Wickedness Overthroweth the Sinner: Sin's Destructive Cascade
Proverbs 13:6 declares that wickedness overthroweth the sinner—a principle rooted in the nature of moral cause and effect. Sin, defined in 1 John 3:4 as paranomia (transgression of law), springs from contempt of God's authority and forfeiture of His favour. The sinner who refuses Christ—the Saviour from sin—violates the gospel law of liberty and love.

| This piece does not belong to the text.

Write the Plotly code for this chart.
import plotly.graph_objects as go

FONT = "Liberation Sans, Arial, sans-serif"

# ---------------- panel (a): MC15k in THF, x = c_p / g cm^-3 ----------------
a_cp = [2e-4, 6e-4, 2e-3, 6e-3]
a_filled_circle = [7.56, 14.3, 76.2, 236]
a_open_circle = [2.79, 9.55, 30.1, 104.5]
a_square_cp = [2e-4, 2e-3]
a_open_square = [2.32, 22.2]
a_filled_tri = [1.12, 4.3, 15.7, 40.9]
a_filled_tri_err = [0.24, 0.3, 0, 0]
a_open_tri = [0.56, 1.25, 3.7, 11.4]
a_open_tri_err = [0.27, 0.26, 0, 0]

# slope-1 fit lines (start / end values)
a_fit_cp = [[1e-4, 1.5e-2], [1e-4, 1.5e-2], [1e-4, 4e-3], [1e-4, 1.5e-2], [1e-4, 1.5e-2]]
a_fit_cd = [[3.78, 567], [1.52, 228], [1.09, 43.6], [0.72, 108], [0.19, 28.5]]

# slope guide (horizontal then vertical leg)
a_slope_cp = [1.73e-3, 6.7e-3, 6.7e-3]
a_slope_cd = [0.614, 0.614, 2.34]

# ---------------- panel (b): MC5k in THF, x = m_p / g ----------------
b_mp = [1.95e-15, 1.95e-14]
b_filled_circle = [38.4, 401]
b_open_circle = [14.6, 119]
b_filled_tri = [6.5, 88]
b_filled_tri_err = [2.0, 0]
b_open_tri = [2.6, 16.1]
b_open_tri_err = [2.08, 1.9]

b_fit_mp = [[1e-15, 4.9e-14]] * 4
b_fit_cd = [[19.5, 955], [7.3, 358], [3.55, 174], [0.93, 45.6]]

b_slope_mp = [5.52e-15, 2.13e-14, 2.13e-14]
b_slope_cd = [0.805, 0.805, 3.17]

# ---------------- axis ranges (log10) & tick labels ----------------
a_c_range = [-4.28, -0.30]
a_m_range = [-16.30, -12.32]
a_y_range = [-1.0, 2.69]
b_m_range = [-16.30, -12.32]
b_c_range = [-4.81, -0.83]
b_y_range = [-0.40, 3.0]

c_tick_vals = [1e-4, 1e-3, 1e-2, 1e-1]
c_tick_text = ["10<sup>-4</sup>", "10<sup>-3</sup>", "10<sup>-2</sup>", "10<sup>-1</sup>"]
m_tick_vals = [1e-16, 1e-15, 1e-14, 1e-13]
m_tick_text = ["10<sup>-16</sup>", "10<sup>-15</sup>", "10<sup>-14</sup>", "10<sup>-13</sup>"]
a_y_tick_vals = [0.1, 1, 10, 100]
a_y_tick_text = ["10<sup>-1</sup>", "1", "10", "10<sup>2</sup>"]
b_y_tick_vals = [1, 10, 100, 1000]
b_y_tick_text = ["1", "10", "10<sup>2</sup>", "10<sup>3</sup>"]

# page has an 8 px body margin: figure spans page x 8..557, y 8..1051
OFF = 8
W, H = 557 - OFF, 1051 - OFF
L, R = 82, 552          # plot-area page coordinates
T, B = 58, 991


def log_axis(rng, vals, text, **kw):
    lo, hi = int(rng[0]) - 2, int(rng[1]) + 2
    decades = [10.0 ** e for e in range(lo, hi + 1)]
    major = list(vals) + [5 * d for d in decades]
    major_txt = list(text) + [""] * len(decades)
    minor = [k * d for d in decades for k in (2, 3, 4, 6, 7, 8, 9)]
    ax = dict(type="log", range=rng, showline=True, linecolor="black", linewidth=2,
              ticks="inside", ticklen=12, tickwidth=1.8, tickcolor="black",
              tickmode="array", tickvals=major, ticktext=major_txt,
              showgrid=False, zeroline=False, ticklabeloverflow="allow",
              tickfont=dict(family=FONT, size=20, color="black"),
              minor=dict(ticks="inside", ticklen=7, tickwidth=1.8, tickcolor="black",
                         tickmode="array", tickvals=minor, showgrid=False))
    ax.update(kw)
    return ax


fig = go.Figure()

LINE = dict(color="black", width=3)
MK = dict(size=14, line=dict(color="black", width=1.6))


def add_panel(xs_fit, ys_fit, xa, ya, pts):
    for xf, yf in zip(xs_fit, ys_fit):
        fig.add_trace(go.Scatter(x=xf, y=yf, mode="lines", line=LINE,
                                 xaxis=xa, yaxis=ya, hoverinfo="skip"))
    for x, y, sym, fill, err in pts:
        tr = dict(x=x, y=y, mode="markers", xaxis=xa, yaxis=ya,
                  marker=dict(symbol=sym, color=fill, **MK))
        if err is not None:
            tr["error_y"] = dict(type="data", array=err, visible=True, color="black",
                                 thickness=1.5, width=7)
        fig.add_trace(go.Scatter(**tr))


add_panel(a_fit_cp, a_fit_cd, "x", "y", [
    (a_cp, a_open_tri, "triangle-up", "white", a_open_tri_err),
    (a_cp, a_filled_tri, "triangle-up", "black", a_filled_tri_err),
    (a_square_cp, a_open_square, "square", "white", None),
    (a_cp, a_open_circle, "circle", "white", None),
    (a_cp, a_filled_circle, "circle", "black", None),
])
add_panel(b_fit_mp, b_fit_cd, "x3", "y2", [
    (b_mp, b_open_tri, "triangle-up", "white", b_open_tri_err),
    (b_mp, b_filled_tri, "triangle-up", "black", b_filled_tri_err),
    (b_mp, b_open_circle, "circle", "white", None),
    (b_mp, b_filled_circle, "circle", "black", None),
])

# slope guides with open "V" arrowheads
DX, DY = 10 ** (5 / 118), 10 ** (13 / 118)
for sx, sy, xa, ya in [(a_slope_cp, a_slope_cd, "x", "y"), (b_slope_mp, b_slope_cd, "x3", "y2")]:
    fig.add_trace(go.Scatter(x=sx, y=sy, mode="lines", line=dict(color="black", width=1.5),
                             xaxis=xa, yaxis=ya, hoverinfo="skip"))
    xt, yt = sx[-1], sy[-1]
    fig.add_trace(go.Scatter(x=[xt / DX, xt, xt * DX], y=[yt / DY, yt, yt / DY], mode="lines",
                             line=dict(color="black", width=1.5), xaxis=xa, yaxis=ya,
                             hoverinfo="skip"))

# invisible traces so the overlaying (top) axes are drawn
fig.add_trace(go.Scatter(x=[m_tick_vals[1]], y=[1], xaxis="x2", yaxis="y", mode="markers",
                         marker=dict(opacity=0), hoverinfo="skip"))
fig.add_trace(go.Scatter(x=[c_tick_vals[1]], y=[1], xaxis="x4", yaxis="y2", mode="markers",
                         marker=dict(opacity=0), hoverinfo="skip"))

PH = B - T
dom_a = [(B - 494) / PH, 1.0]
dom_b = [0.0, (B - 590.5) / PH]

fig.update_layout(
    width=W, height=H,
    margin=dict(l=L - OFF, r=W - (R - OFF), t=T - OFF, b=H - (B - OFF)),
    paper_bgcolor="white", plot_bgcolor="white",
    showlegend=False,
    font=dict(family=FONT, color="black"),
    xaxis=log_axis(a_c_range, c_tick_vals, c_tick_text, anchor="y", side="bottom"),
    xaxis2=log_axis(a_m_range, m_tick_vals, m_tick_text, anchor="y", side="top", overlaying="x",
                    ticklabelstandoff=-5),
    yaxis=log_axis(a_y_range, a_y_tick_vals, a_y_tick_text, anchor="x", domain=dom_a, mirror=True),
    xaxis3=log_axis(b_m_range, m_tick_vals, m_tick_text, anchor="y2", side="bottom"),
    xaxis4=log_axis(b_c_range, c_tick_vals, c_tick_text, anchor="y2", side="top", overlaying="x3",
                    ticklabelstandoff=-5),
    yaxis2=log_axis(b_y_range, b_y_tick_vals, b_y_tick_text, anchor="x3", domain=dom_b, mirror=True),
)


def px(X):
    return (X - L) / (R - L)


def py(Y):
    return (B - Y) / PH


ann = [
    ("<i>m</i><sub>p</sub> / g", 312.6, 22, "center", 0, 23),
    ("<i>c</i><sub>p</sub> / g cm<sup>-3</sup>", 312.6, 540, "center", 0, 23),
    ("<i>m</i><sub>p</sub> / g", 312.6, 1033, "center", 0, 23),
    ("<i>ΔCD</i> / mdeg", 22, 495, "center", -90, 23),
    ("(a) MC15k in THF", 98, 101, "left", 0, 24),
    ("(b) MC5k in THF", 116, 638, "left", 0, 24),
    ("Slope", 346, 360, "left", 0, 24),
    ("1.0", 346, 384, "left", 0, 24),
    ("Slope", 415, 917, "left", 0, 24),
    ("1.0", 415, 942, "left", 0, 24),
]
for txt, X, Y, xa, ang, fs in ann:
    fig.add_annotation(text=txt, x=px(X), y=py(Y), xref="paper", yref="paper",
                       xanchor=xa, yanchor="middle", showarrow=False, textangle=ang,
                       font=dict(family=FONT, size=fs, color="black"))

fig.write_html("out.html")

Wickedness operates as the sinner's comprehensive ruin across five destructive dimensions. First, it exhausts property: the passions grow clamorous and reckless until gratified, depleting every resource. Second, it blasts reputation—sin can never be deemed honourable on correct principles. Third, it destroys health; intemperance naturally undermines even the strongest constitution. Fourth, it hastens death's approach. Fifth and finally, it effects the damnation of the soul itself.
The Victorian preacher observed that the sinner becomes "a wreck, floating about like a derelict log"—his happiness wrecked, his future prospects destroyed. Yet this overthrow is not external punishment arbitrarily imposed; wickedness works its own punishment through the inviolable structure of moral law.
The remedy stands singular: securing true religion through repentance toward God and faith in our Lord Jesus Christ. Every person's interest lies in hating and shunning sin. The perishing sinner, standing accountable before Adonai, has no one to blame but himself.